After retrieving the relevant information from the document database, we can instruct the LLM to generate a response based on that information. We augment the query. We continue with our power tool company's chat bot. The user is still waiting for an answer to their question: "My drill is dead, what to do?".


The chat bot can now first find the relevant information and ask an LLM to generate an answer in the following way.


Instructions to the LLM:

You are a helpful assistant working in a power tool company.
Your job is to answer customers' questions about power tools.

Here's what the customer wants to know:
"My drill is dead, what to do?"

Use the following documents to answer this question:

"HoleMaker2000 drill troubleshooting:
- If the drill does not turn on, check that the power cord is plugged into a wall outlet.
- If the drill still does not turn on, check that the fuse has not blown.
- If the drill bit is loose, tighten it.
- If the drill does not cut straight lines, use a saw instead."

"Watchya Finga 3500 circular saw, common problems:
- The saw can stop when fingers are between the saw blade and the wood.
- The saw will not start unless the safety switch is released."

Now the LLM has all the information it needs to give the customer a proper answer:

You should first check that the drill is plugged into a wall outlet.

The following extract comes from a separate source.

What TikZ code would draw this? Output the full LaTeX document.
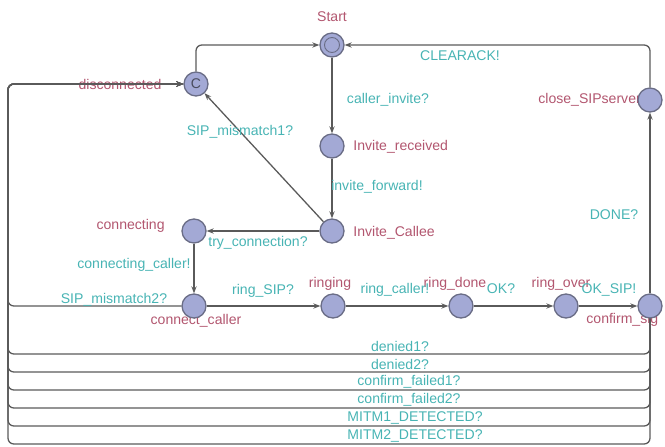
\documentclass[tikz,border=0pt]{standalone}
\usepackage{fontspec}
\setmainfont{Liberation Sans}
\usetikzlibrary{arrows.meta}

\begin{document}
\begin{tikzpicture}[x=0.03cm, y=-0.03cm, font=\fontsize{12}{14}\selectfont,
    loc/.style={circle, draw=locBorder, fill=locFill, line width=1.1pt, minimum size=0.72cm, inner sep=0pt},
    locname/.style={text=nameColour, inner sep=1pt},
    sync/.style={text=syncColour, inner sep=1pt},
    trans/.style={draw=edgeColour, line width=1.1pt, rounded corners=5pt, -{Stealth[length=6pt,width=4.5pt]}}]
    % Define colours
    \definecolor{locFill}{HTML}{A3A9D5}
    \definecolor{locBorder}{HTML}{6A6D86}
    \definecolor{nameColour}{HTML}{B2566F}
    \definecolor{syncColour}{HTML}{48B4B4}
    \definecolor{edgeColour}{HTML}{5A5A5A}

    % Fix the picture size
    \useasboundingbox (0,0) rectangle (665,447);

    % Location names (drawn first, so locations may cover them)
    \node[locname] (nStart) at (332,17) {Start};
    \node[locname] (nDisc) at (120,84) {disconnected};
    \node[locname, anchor=west] (nInvRec) at (352,147) {Invite\_received};
    \node[locname, anchor=west] (nInvCallee) at (352,233) {Invite\_Callee};
    \node[locname, anchor=east] (nConnecting) at (166,226) {connecting};
    \node[locname] (nConnCaller) at (196,321) {connect\_caller};
    \node[locname] (nRinging) at (330,284) {ringing};
    \node[locname] (nRingDone) at (455,284) {ring\_done};
    \node[locname] (nRingOver) at (561,284) {ring\_over};
    \node[locname, anchor=west] (nConfirm) at (585,320) {confirm\_sig};
    \node[locname, anchor=west] (nCloseSip) at (537,100) {close\_SIPserver};

    % Locations
    \node[loc] (start) at (332,45) {};
    \node[circle, draw=locBorder, line width=0.8pt, minimum size=0.45cm, inner sep=0pt] (startInner) at (start) {};
    \node[loc, text=locBorder!70!black] (disc) at (196,84) {C};
    \node[loc] (invRec) at (332,146) {};
    \node[loc] (invCallee) at (332,231) {};
    \node[loc] (connecting) at (194,231) {};
    \node[loc] (connCaller) at (194,306) {};
    \node[loc] (ringing) at (333,306) {};
    \node[loc] (ringDone) at (461,306) {};
    \node[loc] (ringOver) at (566,306) {};
    \node[loc] (confirm) at (650,306) {};
    \node[loc] (closeSip) at (650,100) {};

    % Corner points on the left side
    \coordinate (leftTop) at (8,84);
    \coordinate (leftMis) at (8,306);

    % Transitions
    \draw[trans] (start) -- (invRec);
    \draw[trans] (invRec) -- (invCallee);
    \draw[trans] (invCallee) -- (disc);
    \draw[trans] (invCallee) -- (connecting);
    \draw[trans] (connecting) -- (connCaller);
    \draw[trans] (connCaller) -- (ringing);
    \draw[trans] (ringing) -- (ringDone);
    \draw[trans] (ringDone) -- (ringOver);
    \draw[trans] (ringOver) -- (confirm);
    \draw[trans] (confirm) -- (closeSip);
    \draw[trans] (closeSip) |- (start);
    \draw[trans] (disc) |- (start);
    \draw[trans] (connCaller) -- (leftMis) -- (leftTop) -- (disc);

    % Synchronisations
    \node[sync] (sCallerInvite) at (388,100) {caller\_invite?};
    \node[sync] (sInviteFwd) at (377,187) {invite\_forward!};
    \node[sync] (sClearAck) at (460,56) {CLEARACK!};
    \node[sync] (sDone) at (614,215) {DONE?};
    \node[sync] (sMismatch1) at (240,132) {SIP\_mismatch1?};
    \node[sync] (sTryConn) at (258,243) {try\_connection?};
    \node[sync] (sConnCaller) at (134,265) {connecting\_caller!};
    \node[sync] (sMismatch2) at (114,300) {SIP\_mismatch2?};
    \node[sync] (sRingSip) at (263,291) {ring\_SIP?};
    \node[sync] (sRingCaller) at (395,290) {ring\_caller!};
    \node[sync] (sOk) at (501,289) {OK?};
    \node[sync] (sOkSip) at (609,290) {OK\_SIP!};

    % Failure loops back to disconnected
    \foreach \y/\lx/\lab in {354/400/denied1?, 372/400/denied2?, 390/409/confirm\_failed1?,
                             408/409/confirm\_failed2?, 426/415/MITM1\_DETECTED?, 444/415/MITM2\_DETECTED?} {
        \coordinate (rightFail\y) at (650,\y);
        \coordinate (leftFail\y) at (8,\y);
        \draw[trans] (confirm) -- (rightFail\y) -- (leftFail\y) -- (leftTop) -- (disc);
        \node[sync] (sFail\y) at (\lx,\y-8) {\lab};
    }

\end{tikzpicture}
\end{document}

If that does not work, check that the fuse is intact.

If everything looks fine and the drill still does not start, it is likely that the drill is broken and needs to be repaired by an authorized service center.

The customer is happy and business is thriving.

But why don't they often work?


In our simple example the semantic search was able to find the relevant information. That is not always the case. There might be thousands of documents to search and the chunks may not always contain all the information that is relevant to the question.


How the chunks are created, i.e. how the original documents are split into smaller pieces, is somewhat arbitrary. It can be done in several ways. One way is to split by headings.


However, for a single paragraph to be meaningful, it often needs the context of other paragraphs and sections in the document. That could be added in the chunks as metadata, right?


Yes. The question is: what to add? Document title? Nearby headings? Keywords? Other semantics? But weren't we creating a semantic search in the first place?


You could increase the chunk size, but that comes at a cost. The whole chunk is converted into a single vector. What information can that vector capture if the chunk contains multiple topics and ideas? Maybe a larger vector? Slower and more expensive.


You could also include more chunks in the augmentation phase. But that might not fit into the LLM's memory, the context window. Alternatively, the costs of the LLM would skyrocket since every character incurs a cost.


The following is speculation. Enterprises do not reveal why their chat bots suck.


Companies often want to limit risks. What if the LLM hallucinates? That could happen if the semantic search does not return any good content and the LLM tries to generate an answer no matter what. It does not really understand what it's doing.


These are only some examples, there's more.


So maybe just return some generic answer and a link to the original documents? Safe. Nobody will sue the company.


And that's how you get enterprise chat bots that are infuriating and make you want to switch your bank, airline and insurance company.